Weapons are equally varied. They can be more or less accurate, fast, and ranged. They can be bullets, homing missiles, swords, flamethrowers, sticky blobs. There's an elemental damage system with six types: steel that can penetrate through multiple enemies in a row, fire that can set them aflame, ice that freezes them, acid that leaves drips and pools behind, curses that slow and weaken, and blessings that strengthen anything they don't outright kill. Equipment names get sourced from Wikipedia to generate the occasional bit of weirdness, like "The Marshal of Finland: Eating flesh gives you 10% of the victim's HP".
As stated above, the game was quite a failure commercially. It took maybe three months of full-time work to develop and sold a total of, uh, maybe ten copies? Weirdly, I was relatively successful with PR: at one point it had more reviews than sales. At another point, I had genuinely made more money from finding cash on the ground while looking for playtesters than I had from selling the game. In the end, the game's weirdness and intentionally awful looks really did not click with people, and there were lots of more polished side-scrolling shooters for them to play instead.
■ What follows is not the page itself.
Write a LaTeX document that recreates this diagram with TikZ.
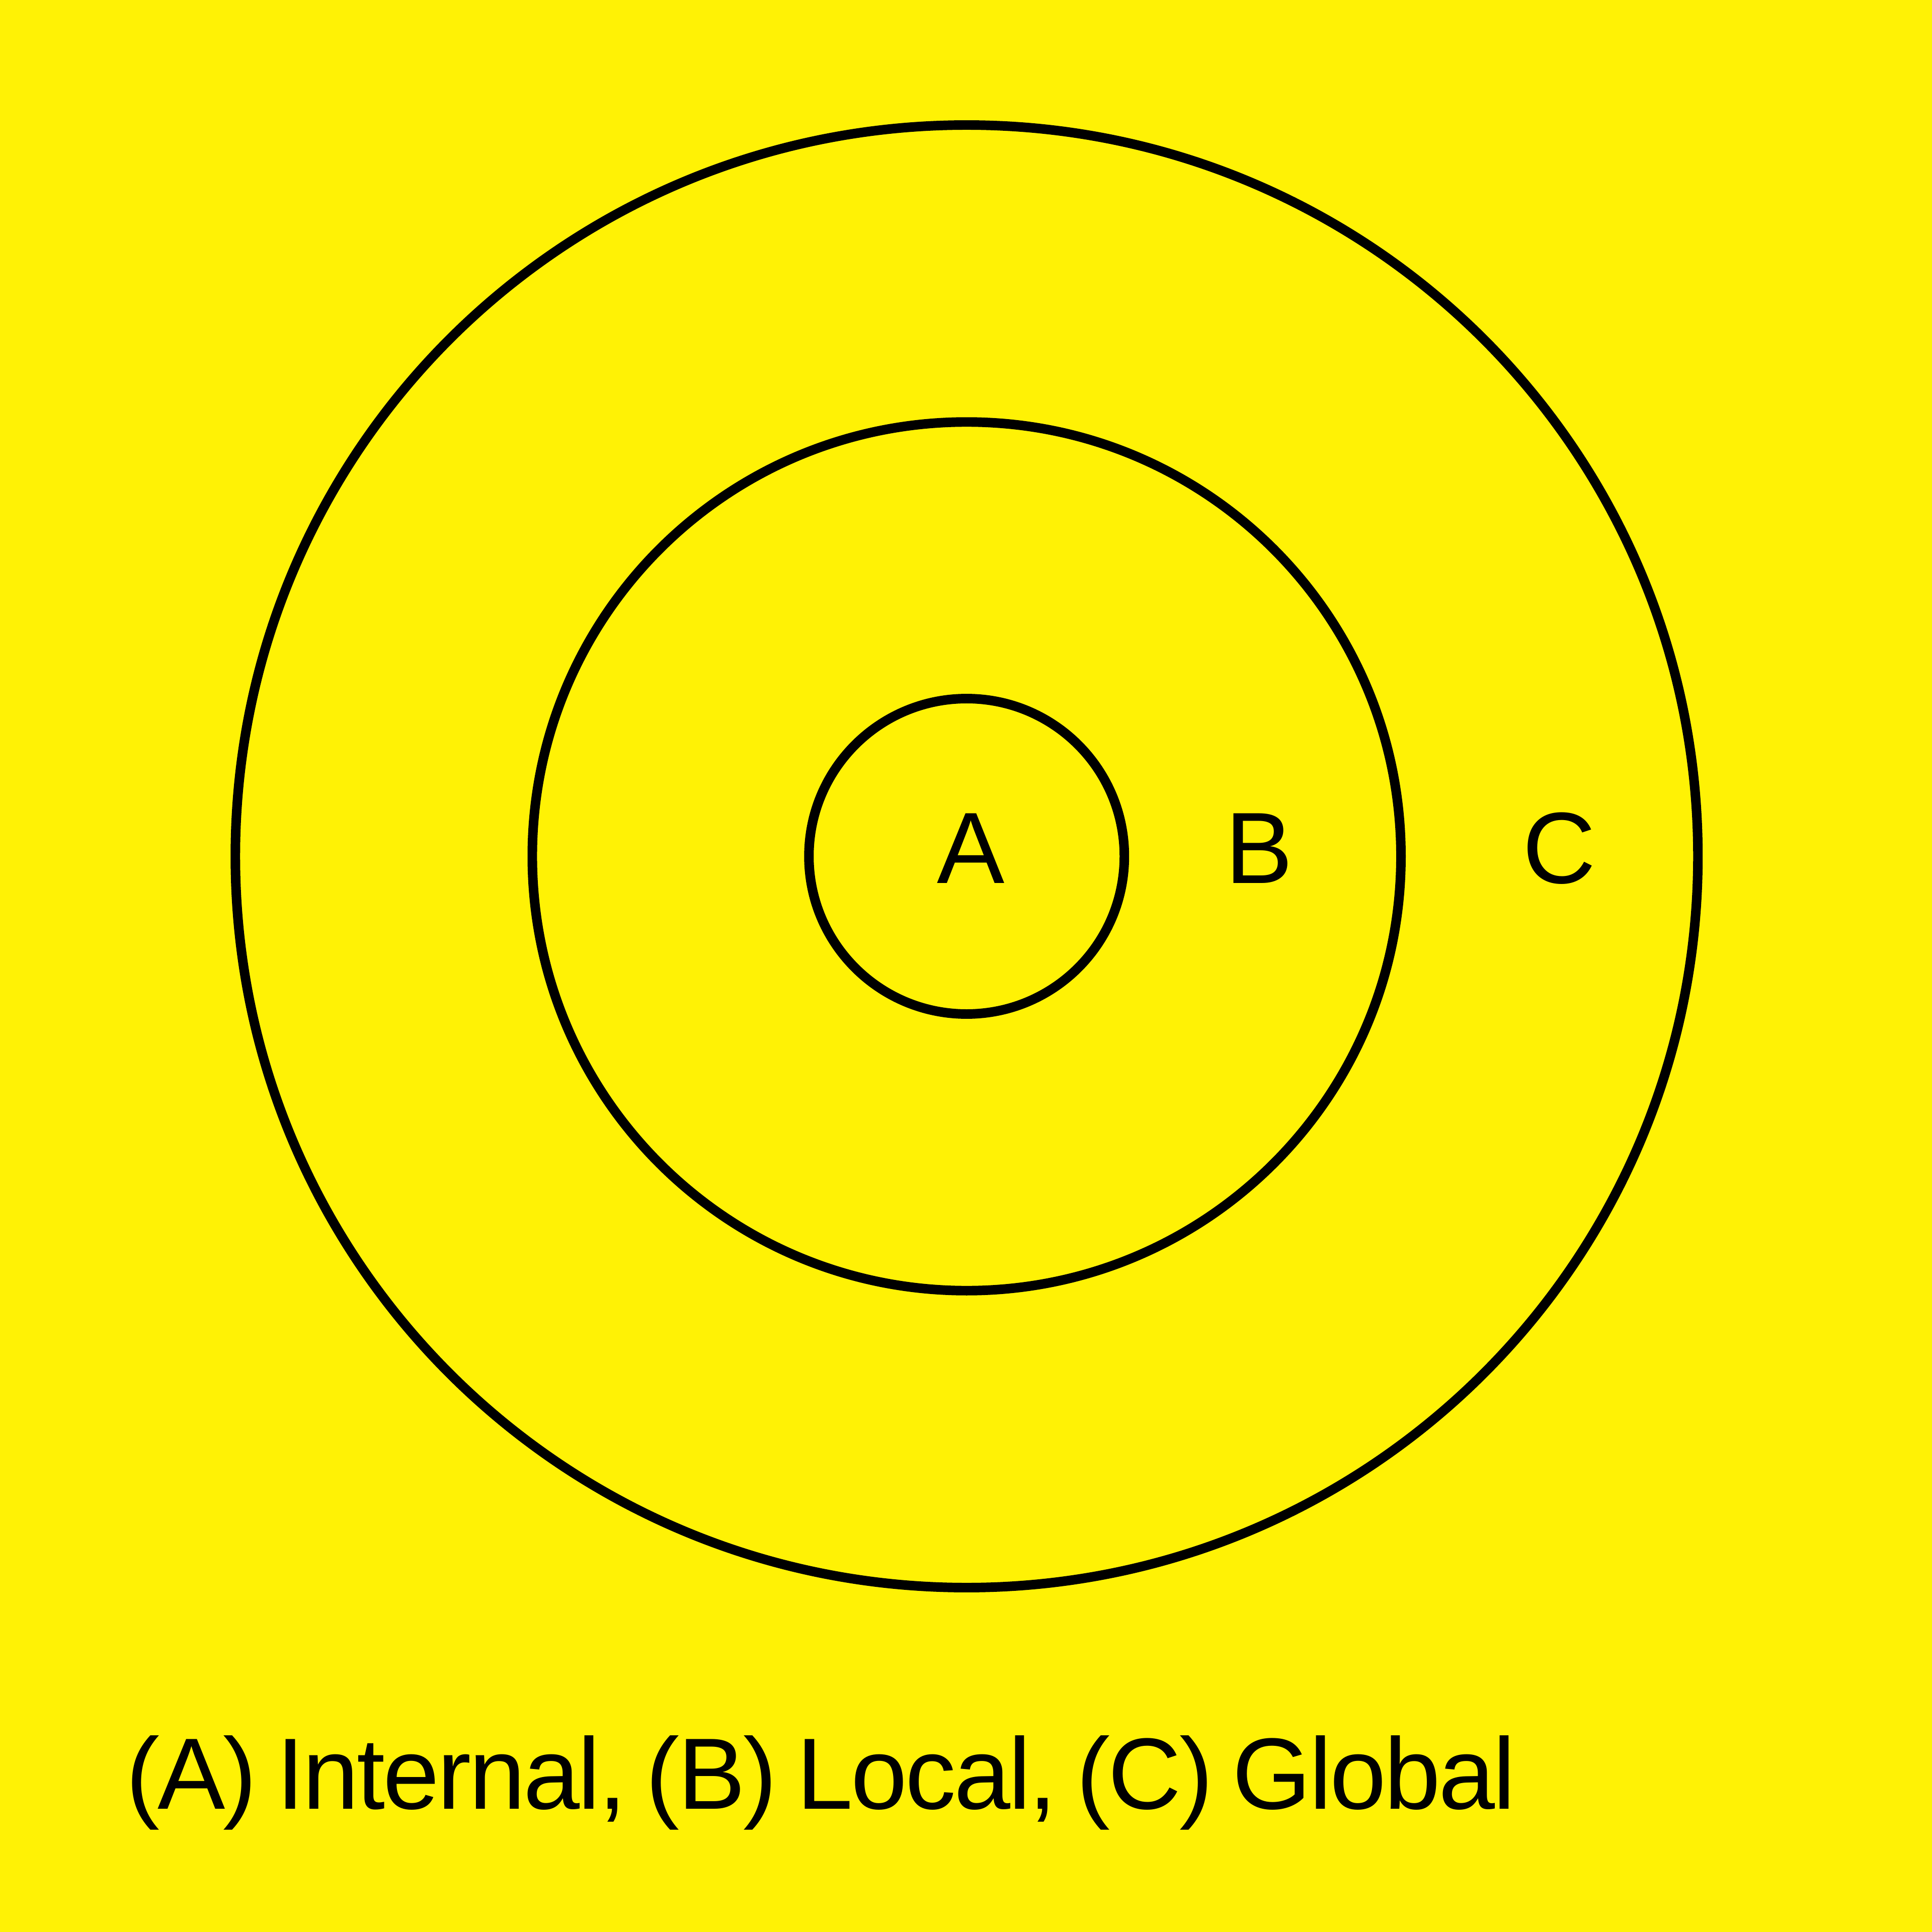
\documentclass[tikz,border=0pt]{standalone}
\usepackage{fontspec}
\setmainfont{Liberation Sans}
\newfontfamily\captionfont[LetterSpace=-2.0,WordSpace=0.75]{Liberation Sans}
\definecolor{bgyellow}{HTML}{FFF205}
\begin{document}
\begin{tikzpicture}[
  ring/.style={draw=black, line width=2.2pt, circle, inner sep=0pt},
  lbl/.style={font=\fontsize{23.4}{28}\selectfont, inner sep=0pt, anchor=base, text=black},
]
\fill[bgyellow] (0,0) rectangle (15.68,15.68);
\useasboundingbox (0,0) rectangle (15.68,15.68);
\coordinate (ctr) at (7.845,8.73);
\node[ring, minimum size=11.87cm] (outer) at (ctr) {};
\node[ring, minimum size=7.05cm] (middle) at (ctr) {};
\node[ring, minimum size=2.56cm] (inner) at (ctr) {};
\node[lbl] (la) at (7.88,8.51) {A};
\node[lbl] (lb) at (10.22,8.51) {B};
\node[lbl] (lc) at (12.655,8.51) {C};
\node[lbl, anchor=base west, font=\captionfont\fontsize{23.4}{28}\selectfont] (caption) at (1.015,1.00) {(A) Internal, (B) Local, (C) Global};
\end{tikzpicture}
\end{document}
Still, it was a genuinely useful experience to go through the whole cycle of releasing, selling, and marketing a game. If you're an aspiring indie developer, I highly recommend you get this kind of experience as soon as possible. It helped me avoid a lot of pitfalls with Airships, which is doing rather better than ten copies sold!
I am fond of this weird little game. If you want to try it out, it's free on itch.io these days, the result of a sequence of events that made it easier for me to give it away than to continue charging for it.